A weirdly tense spot: Peterborough can’t keep giving points away
If you’ve watched Peterborough lately, you know the feeling: the performances aren’t always awful, but the points keep leaking. They’ve got a last-five that reads like a rollercoaster (D-D-L-L-W), and that “finally a win” at Mansfield doesn’t erase the stretch before it. The story here isn’t “who’s better on paper” — it’s whether Peterborough can play like the higher-ceiling side at home without turning one sloppy 10-minute spell into another dropped result.
Port Vale show up with their own baggage: a last 10 of 2W-8L, and an attack that’s been a grind (0.8 goals scored per game on the season profile we’re working with).
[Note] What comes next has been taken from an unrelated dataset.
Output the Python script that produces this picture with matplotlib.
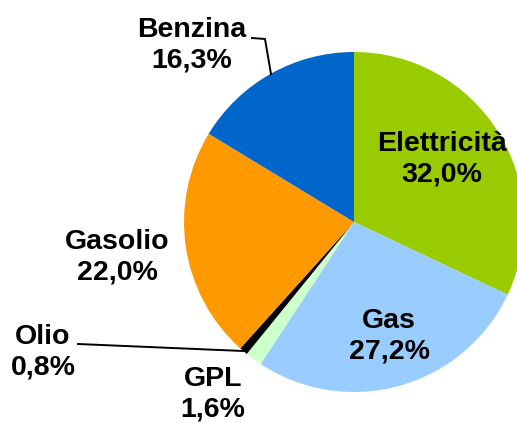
import matplotlib.pyplot as plt

labels = ["Elettricità", "Gas", "GPL", "Olio", "Gasolio", "Benzina"]
values = [32.0, 27.2, 1.6, 0.8, 22.0, 16.3]
colors = ["#99CC00", "#99CCFF", "#CCFFCC", "#000000", "#FF9900", "#0066CC"]

# pixel geometry of the reference: centre (354, 222), radius 170
cx, cy, r = 354, 222, 170
W, H = 517, 423


def px(x, y):
    return (x - cx) / r, (cy - y) / r


fig = plt.figure(figsize=(W / 100, H / 100), dpi=100)
ax = fig.add_axes([0, 0, 1, 1])
ax.pie(values, colors=colors, startangle=90, counterclock=False,
       radius=1, wedgeprops=dict(linewidth=0))
ax.set_xlim(-cx / r, (W - cx) / r)
ax.set_ylim((cy - H) / r, cy / r)
ax.set_aspect("equal")
ax.axis("off")

# label centres in pixels
label_pos = {
    "Elettricità": (442, 159),
    "Gas": (389, 336),
    "GPL": (213, 394),
    "Olio": (43, 352),
    "Gasolio": (117, 257),
    "Benzina": (192, 45),
}
font = dict(family=["Liberation Sans", "DejaVu Sans"], fontsize=20.5,
            fontweight="bold", ha="center", va="center", linespacing=1.22)
for lab, val in zip(labels, values):
    x, y = px(*label_pos[lab])
    ax.text(x, y, f"{lab}\n{val:.1f}%".replace(".", ","), **font)

# leader lines
bx, by = zip(*[px(252, 38), px(265, 39), px(271, 74)])
ax.plot(bx, by, color="black", lw=1.4)
ox, oy = zip(*[px(78, 344), px(243, 351)])
ax.plot(ox, oy, color="black", lw=1.4)

fig.savefig("out.png", dpi=100)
So this becomes a classic League 1 betting problem: do you price the matchup off underlying quality and home edge… or off the reality that Peterborough have been fragile and Vale are happy to make it ugly?
That’s why “Port Vale vs Peterborough United odds” is actually worth checking across books instead of clicking the first price you see. This market is sitting in that uncomfortable middle where the favorite isn’t trustworthy, but the dog hasn’t earned respect either.
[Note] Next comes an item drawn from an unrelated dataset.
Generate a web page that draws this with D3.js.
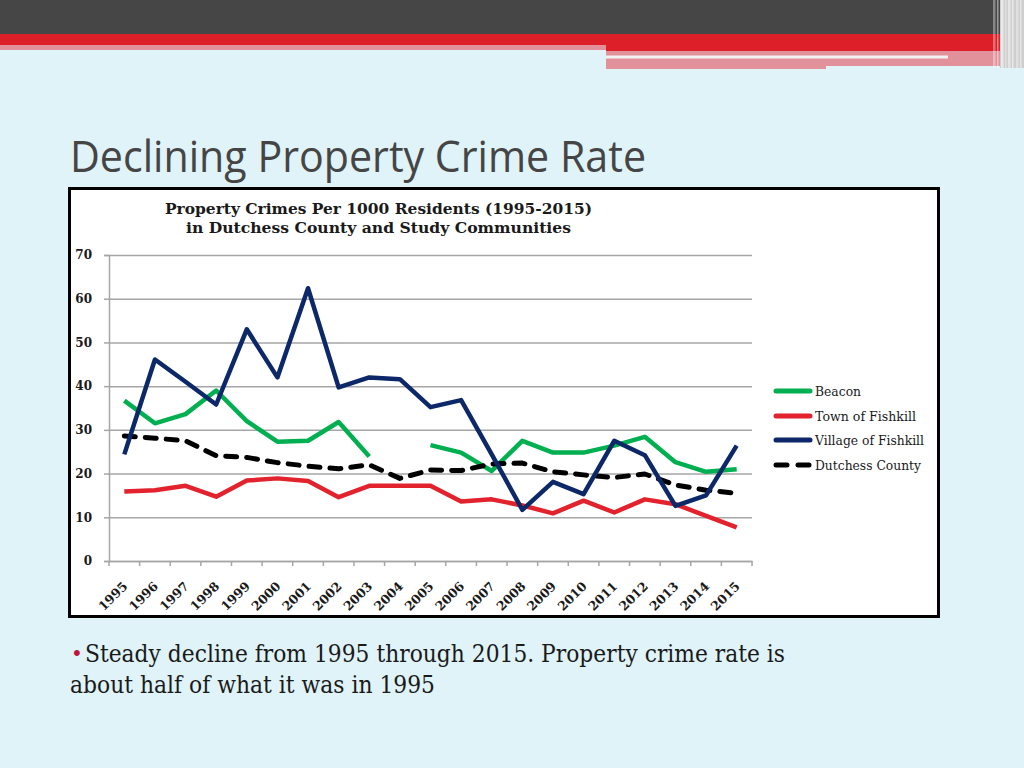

Matchup breakdown: Peterborough’s chance creation vs Port Vale’s low-event comfort
Start with the baseline power read: Peterborough carry a 1518 ELO versus Port Vale at 1467. That’s not a gap you ignore, and it generally supports Peterborough being a modest home favorite rather than a short price you have to hold your nose to play.
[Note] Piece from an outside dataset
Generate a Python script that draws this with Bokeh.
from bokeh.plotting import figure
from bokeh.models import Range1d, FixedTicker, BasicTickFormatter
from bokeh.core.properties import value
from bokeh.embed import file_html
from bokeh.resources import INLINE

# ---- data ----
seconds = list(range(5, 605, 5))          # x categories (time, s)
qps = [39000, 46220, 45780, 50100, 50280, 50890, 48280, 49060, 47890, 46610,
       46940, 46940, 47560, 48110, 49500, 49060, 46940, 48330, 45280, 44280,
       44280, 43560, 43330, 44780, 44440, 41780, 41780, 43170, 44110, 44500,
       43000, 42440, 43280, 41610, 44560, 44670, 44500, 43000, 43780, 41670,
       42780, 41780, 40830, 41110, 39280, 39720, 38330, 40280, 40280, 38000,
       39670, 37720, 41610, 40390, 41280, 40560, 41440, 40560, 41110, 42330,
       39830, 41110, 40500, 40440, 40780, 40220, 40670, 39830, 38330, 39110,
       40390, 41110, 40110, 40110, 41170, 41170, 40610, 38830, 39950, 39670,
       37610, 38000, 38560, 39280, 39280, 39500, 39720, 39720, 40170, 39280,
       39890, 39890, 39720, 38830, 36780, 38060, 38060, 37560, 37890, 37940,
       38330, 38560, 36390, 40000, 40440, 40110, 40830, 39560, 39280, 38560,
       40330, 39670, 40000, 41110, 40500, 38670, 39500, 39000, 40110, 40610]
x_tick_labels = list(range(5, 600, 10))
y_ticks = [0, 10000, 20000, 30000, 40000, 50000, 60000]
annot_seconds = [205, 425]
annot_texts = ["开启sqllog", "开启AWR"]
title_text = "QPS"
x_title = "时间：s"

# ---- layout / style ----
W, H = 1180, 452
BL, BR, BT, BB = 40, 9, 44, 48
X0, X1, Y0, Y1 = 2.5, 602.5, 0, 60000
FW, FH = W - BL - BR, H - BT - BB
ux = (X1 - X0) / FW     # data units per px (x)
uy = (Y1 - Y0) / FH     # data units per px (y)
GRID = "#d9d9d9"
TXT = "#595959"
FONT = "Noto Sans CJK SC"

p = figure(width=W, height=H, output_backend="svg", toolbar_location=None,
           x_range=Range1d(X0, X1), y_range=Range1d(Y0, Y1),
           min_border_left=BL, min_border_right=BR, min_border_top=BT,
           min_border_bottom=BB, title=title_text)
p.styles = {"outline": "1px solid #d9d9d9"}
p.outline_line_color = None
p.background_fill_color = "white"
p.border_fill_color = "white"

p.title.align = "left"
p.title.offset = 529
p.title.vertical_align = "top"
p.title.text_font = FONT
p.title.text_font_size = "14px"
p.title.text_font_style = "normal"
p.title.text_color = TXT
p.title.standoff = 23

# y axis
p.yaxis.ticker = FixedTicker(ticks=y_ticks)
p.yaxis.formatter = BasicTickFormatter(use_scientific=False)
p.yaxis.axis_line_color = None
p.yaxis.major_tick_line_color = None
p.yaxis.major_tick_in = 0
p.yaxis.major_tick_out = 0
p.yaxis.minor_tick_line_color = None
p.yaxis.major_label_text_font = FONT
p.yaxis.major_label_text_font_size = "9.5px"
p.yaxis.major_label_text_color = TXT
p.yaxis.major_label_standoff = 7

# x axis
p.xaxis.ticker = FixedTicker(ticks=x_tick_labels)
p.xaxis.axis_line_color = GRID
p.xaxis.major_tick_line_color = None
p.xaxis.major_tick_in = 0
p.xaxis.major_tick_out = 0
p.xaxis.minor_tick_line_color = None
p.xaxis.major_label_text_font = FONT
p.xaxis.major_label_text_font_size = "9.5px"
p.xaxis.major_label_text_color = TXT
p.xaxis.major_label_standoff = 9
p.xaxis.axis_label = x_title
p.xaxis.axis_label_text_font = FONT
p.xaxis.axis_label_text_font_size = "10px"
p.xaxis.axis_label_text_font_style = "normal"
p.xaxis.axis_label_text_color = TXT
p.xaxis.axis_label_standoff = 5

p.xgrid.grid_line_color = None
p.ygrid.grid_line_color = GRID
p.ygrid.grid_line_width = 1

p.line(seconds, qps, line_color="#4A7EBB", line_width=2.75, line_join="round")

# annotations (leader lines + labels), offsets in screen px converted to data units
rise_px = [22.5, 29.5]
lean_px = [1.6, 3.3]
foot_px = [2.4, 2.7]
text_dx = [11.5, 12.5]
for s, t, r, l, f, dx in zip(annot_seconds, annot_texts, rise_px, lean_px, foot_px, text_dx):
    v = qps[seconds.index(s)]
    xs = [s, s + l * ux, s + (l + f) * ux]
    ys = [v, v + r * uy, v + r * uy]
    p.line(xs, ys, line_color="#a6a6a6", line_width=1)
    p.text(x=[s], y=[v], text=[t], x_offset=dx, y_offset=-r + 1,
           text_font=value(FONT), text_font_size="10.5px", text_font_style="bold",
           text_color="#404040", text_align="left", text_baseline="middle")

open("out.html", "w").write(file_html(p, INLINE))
Stylistically, this is also a clash between a side that can get games moving and a side that would rather keep you stuck in first gear. Peterborough’s scoring profile sits at 1.7 goals per game, and even with their messy run, you can see it in the 3-3 at home vs Exeter — they can create, they can concede, and they can turn 20 minutes of dominance into a two-goal swing. Port Vale, meanwhile, have been living in 0-0s and 1-1s: 0-0 away at Doncaster, 1-1 vs Reading, 1-1 vs Luton. They’re not allergic to a point, especially away.
The key weakness on both sides is that neither has been “clean” defensively in a way that would make you comfortable blindly hammering low totals. Peterborough allow about 1.3 per game, and their last five includes multiple matches where game state flipped late. Vale also allow about 1.3 per game — which is fine — but when you don’t score much, conceding once is often fatal, which is why their last 10 is so ugly.
So when you’re thinking “Peterborough United Port Vale spread,” you’re really pricing a question of control: can Peterborough spend enough of this match in Vale’s half to justify laying a quarter-goal? Or does this become another one where Peterborough do the hard part (create, lead, threaten) and then gift the backdoor via set pieces, transitions, or a nervy final 15?